Now, his mind cleared as suddenly as if a curtain had been drawn back. He knew that most of his injuries were the result of his fall from the ladder and was again fully aware of all the events which had led up to it.
As he regarded himself, two nuns came to his bedside followed by a priest carrying the Host. The nuns knelt and for a few moments there came the mutter of prayers while the priest administered Extreme Unction. Then the Count noticed that screens had already been drawn round the bed.
'So,' he thought, 'they expect me to die tonight. In fact, in their eyes I am already as good as dead. I must show them that I am not. I must return to my body at once, and next time anyone comes to the bedside make some movement. Otherwise they'll put me in the mortuary, then bury me.'
He willed himself downward towards his nostrils, but his act of will brought him little nearer to them. Its failure revealed to him how weak and attenuated his Silver Cord had become. In sudden panic he realized that it might break at any moment. If it did he would never be able to get back into his body, and would be really dead.
9
A Ghost in the Night
No one can be positive about what happens after death. Like the very beginning of all things and the meaning of eternity, it is one of the great mysteries and not meant for man to know. But throughout the ages a limited number of people have had experiences upon which they are at least justified in basing almost unanswerable arguments for the survival of the spirit and a belief that they have succeeded in lifting a corner of the veil.

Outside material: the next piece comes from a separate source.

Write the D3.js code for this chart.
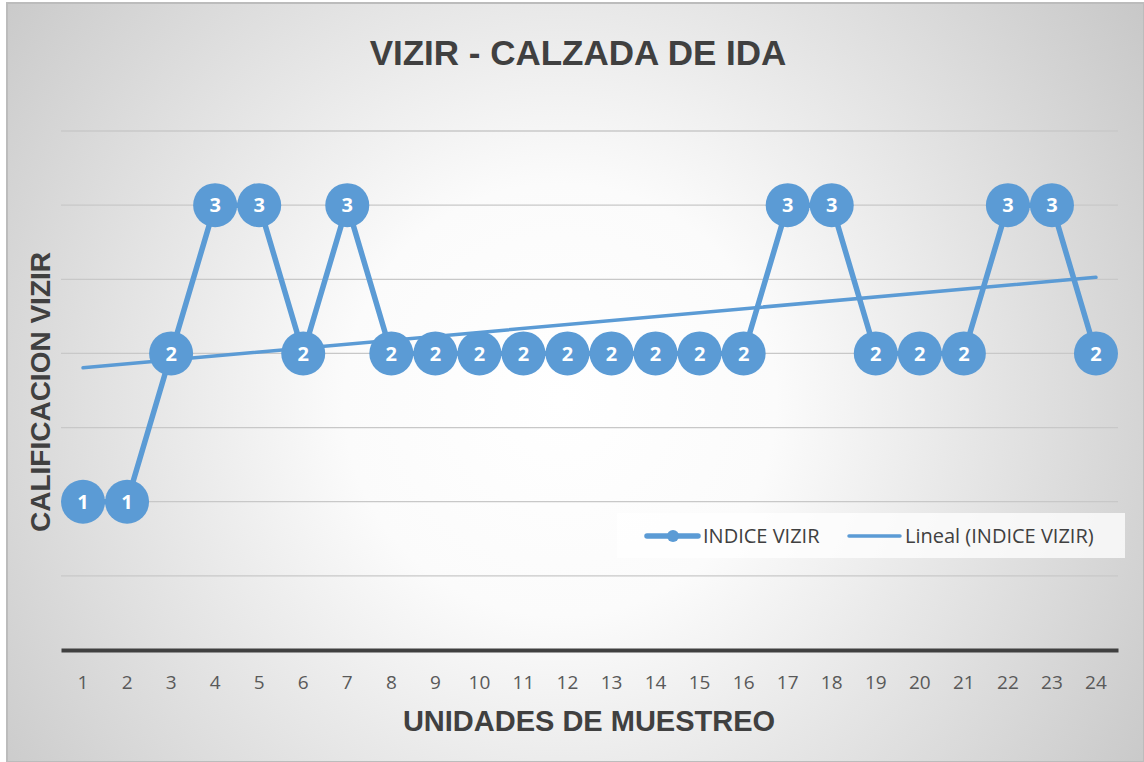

In every period and country there have been people who, after profound meditation and long training, have acquired the ability to will the spirit that animates them out of their bodies while those bodies are still living. That they have actually done so has been proved by their remaining in a state of suspended animation for many days without any form of sustenance and, while in a state of trance, appearing in spirit form to convey messages and warnings to persons at a great distance. From this it is logical to conclude that when the body dies its ego does not die with it, but passes on to some new form of activity; and that those who have been able to leave their bodies while alive and return to them have brought back a certain degree of knowledge about the laws that govern life and so-called death.
That knowledge has been judged by wise men to be unfitting for mortals who have not yet achieved a certain state of advancement, and so in every age had become the jealously-guarded secret of a few enlightened individuals who have mostly been members of an inner circle of some priestly caste. Yet such enlightened ones have always been willing to share that knowledge with those whom they recognize as sufficiently advanced not to abuse it. And de Quesnoy had been chosen as one of those fitted to receive instruction in these great mysteries.